---------- INFORMATION PROVIDED
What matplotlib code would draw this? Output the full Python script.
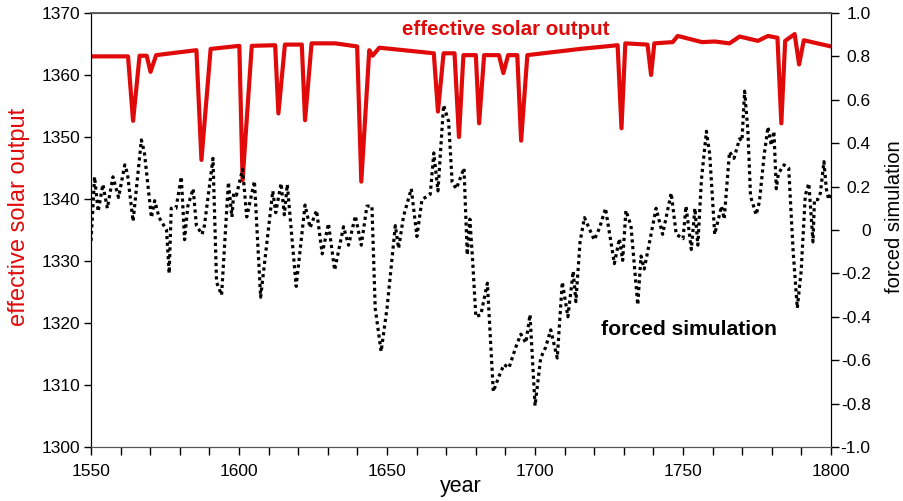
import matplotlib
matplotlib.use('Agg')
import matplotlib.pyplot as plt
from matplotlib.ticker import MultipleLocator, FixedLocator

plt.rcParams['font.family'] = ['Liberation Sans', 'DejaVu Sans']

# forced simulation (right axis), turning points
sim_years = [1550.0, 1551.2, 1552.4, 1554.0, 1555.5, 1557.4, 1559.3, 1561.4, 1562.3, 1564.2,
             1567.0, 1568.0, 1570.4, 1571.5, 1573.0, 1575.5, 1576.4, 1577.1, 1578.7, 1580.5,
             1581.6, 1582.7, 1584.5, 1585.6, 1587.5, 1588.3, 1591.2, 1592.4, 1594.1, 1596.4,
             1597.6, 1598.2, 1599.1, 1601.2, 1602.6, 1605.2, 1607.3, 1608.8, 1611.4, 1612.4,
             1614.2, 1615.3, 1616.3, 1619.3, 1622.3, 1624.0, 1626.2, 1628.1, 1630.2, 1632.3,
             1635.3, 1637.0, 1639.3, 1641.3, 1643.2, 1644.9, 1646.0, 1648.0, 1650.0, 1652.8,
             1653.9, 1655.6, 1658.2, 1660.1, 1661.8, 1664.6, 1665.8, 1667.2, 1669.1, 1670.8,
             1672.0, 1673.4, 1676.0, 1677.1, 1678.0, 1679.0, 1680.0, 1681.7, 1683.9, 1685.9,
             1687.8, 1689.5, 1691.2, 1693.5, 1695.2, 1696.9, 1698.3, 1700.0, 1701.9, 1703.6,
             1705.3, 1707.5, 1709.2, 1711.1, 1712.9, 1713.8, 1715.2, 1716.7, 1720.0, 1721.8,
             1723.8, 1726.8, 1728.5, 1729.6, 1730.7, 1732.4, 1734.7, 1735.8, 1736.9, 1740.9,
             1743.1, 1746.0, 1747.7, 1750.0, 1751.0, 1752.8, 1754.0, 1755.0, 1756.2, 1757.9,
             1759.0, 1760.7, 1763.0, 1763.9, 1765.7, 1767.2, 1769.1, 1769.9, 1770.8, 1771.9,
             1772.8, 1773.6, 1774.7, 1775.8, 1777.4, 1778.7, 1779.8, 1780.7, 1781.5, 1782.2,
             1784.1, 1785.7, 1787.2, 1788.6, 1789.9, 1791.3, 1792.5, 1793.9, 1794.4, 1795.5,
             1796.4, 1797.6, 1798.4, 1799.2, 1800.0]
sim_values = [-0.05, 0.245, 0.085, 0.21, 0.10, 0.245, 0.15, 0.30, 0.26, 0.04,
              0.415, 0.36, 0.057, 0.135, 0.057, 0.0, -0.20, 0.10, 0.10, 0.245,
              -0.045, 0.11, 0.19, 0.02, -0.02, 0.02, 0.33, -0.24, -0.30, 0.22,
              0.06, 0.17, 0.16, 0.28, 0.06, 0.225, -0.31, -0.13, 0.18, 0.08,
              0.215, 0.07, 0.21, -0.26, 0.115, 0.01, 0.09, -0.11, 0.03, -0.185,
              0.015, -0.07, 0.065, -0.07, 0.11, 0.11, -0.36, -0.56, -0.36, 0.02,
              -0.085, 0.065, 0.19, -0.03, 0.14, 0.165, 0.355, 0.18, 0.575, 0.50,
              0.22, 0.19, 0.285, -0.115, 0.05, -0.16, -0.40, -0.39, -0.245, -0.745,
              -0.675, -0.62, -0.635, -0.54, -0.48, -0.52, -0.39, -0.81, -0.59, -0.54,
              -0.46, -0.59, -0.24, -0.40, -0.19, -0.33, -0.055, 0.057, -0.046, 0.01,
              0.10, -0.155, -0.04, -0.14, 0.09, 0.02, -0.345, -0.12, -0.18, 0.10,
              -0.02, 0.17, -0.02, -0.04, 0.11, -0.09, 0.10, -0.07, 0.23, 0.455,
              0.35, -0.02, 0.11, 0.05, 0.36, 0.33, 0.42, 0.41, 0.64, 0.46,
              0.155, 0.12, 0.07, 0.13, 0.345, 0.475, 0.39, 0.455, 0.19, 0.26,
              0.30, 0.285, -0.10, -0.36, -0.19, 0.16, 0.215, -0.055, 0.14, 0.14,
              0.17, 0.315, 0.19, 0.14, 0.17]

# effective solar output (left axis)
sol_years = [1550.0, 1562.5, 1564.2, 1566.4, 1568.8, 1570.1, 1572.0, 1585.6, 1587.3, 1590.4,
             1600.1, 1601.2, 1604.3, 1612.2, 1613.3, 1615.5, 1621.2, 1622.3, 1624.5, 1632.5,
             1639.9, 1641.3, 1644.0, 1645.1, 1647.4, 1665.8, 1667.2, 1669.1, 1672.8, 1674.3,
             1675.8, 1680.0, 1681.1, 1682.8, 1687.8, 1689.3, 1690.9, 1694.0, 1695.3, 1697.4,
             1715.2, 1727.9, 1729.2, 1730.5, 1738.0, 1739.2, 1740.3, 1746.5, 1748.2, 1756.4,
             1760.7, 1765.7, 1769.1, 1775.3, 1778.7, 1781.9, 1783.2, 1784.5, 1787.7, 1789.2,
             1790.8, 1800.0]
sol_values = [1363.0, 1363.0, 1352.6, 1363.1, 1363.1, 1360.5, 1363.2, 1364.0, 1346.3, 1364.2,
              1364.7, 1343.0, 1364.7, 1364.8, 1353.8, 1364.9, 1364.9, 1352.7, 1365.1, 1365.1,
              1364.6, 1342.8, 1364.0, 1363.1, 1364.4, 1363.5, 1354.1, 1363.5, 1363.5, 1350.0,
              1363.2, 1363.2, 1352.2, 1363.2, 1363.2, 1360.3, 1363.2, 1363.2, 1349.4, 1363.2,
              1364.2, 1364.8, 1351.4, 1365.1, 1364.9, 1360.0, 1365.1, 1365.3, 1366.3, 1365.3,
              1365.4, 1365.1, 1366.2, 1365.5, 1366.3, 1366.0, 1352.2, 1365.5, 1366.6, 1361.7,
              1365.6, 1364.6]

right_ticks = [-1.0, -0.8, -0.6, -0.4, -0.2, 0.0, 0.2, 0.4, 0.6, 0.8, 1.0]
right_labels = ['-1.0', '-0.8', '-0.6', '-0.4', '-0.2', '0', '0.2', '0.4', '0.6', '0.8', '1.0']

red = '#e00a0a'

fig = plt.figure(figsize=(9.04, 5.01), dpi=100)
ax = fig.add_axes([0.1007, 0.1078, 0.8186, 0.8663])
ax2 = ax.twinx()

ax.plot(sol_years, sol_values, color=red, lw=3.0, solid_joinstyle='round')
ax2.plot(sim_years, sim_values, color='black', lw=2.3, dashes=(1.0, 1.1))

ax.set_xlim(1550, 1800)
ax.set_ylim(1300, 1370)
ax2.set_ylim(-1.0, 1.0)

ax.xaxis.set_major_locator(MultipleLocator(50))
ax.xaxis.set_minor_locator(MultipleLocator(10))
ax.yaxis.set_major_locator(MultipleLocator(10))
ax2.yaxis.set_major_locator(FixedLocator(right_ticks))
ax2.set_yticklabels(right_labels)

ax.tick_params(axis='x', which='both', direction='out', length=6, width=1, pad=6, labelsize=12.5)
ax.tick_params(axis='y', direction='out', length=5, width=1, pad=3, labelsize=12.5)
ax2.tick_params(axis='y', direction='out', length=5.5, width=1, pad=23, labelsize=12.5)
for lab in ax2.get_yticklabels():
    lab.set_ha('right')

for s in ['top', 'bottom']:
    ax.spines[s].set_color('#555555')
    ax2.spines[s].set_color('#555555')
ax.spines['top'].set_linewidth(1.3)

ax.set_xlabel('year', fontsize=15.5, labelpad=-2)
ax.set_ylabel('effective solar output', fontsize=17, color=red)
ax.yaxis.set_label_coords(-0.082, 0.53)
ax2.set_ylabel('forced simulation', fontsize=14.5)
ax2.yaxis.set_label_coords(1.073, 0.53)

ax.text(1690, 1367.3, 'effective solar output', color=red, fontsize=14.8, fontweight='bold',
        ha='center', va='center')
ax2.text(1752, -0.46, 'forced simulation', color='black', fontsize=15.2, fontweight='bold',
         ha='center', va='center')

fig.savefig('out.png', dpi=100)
--------------------
Repeat the listing above exactly from its first line to the line containing "plt.rcParams['font.family'] = ['Liberation", both included, and omit the pictures.

▶ [RESULT]
What matplotlib code would draw this? Output the full Python script.
import matplotlib
matplotlib.use('Agg')
import matplotlib.pyplot as plt
from matplotlib.ticker import MultipleLocator, FixedLocator

plt.rcParams['font.family'] = ['Liberation Sans', 'DejaVu Sans']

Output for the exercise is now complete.